Qataris to build pipeline to supply Israeli natural gas to Gaza with completion hoped for by 2024.
By Paul Shindman, World Israel News
An agreement has been reached on the construction of a natural gas pipeline to the Gaza Strip in a deal involving the Palestinian Authority, Qatar, Israel, the UN and the European Union, the Palestinian Sama News Agency reported Sunday.
Qatar’s envoy to Gaza, Mohamed Al-Emadi, said the deal will supply Israeli natural gas to Gaza’s only power plant to stabilize the electricity situation where Gazans currently receive only a few hours of power each day.
Al-Emadi said the talks involved the Israeli-American joint venture Chevron-Delek, the UN Quartet and the UN’s new coordinator for the peace process Tor Winsland, the European Union and specifically France and the Netherlands, along with the head of the Palestinian Energy Authority.
“It was agreed with the Europeans, who allocated $5 million, to install gas pipelines from the [Israeli border] to the power plant, while the State of Qatar will take care of installing the pipes on the Israeli side,” Al-Emadi said in a statement reported by Sama, adding that the pipeline project will cost $60 million.
The envoy said it was hoped to sign the two contracts for the project within six months, the first between the Palestinian Authority and Delek for the purchase of gas, and the second for extending the existing gas pipelines from Israel into Gaza.
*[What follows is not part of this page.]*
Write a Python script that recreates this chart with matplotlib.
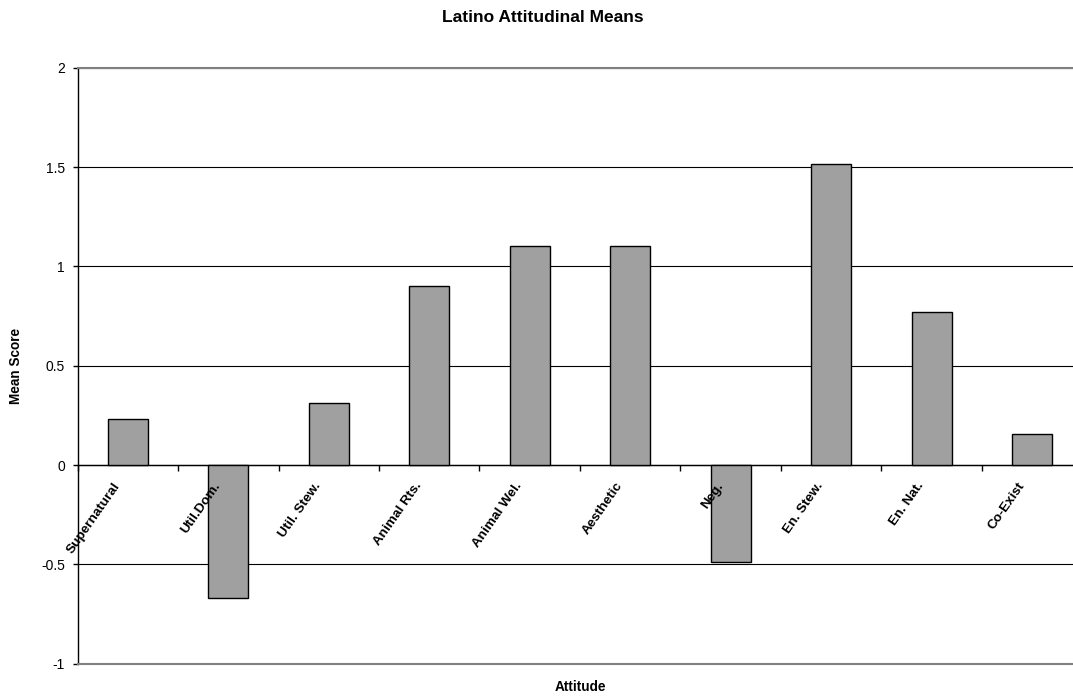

“This is another economic development whose sole purpose is to increase the price of Hamas’ loss and strengthen the security of the residents of the south,” tweeted Knesset member Yair Golan of the left-wing Meretz Party, a former deputy commander of the IDF.
Golan noted that once Gazans started receiving the gas the Hamas terror group that controls Gaza would be under greater pressure if the gas got cut off due to Hamas rocket attacks on Israeli towns and cities.
Golan pointed out that the deal did not include the return of the bodies of IDF soldiers Hadar Goldin and Oron Shaul who were killed in Gaza in 2014. The Hamas terror group that controls Gaza is holding the bodies and two Israeli civilian hostages hoping to exchange them for hundreds of convicted terrorists in Israeli jails.
“It is a pity that this important progress is not conditioned on the return of our sons held by Hamas. This moral debt does not interest Netanyahu,” Golan tweeted, trying to link the deal to Prime Minister Benjamin Netanyahu who has promised to return the hostages and the bodies.
Al-Emadi said the increased power from the gas pipeline would also save the Palestinians millions in fuel costs, as the power plant currently uses more expensive fuel oil.
The Qatari envoy is known for mediating between Israel and Hamas, and for being the monthly courier of tens of millions of dollars in cash that Qatar distributes monthly to Gazans. Hamas seized power in a bloody 2007 military coup, but has shown little interest in building an economy and Gaza’s unemployment rate remains over 50%.
Al-Emadi said the hundreds of millions of dollars Qatar has pumped into Gaza has worked, noting that there have been no major conflicts since 2014.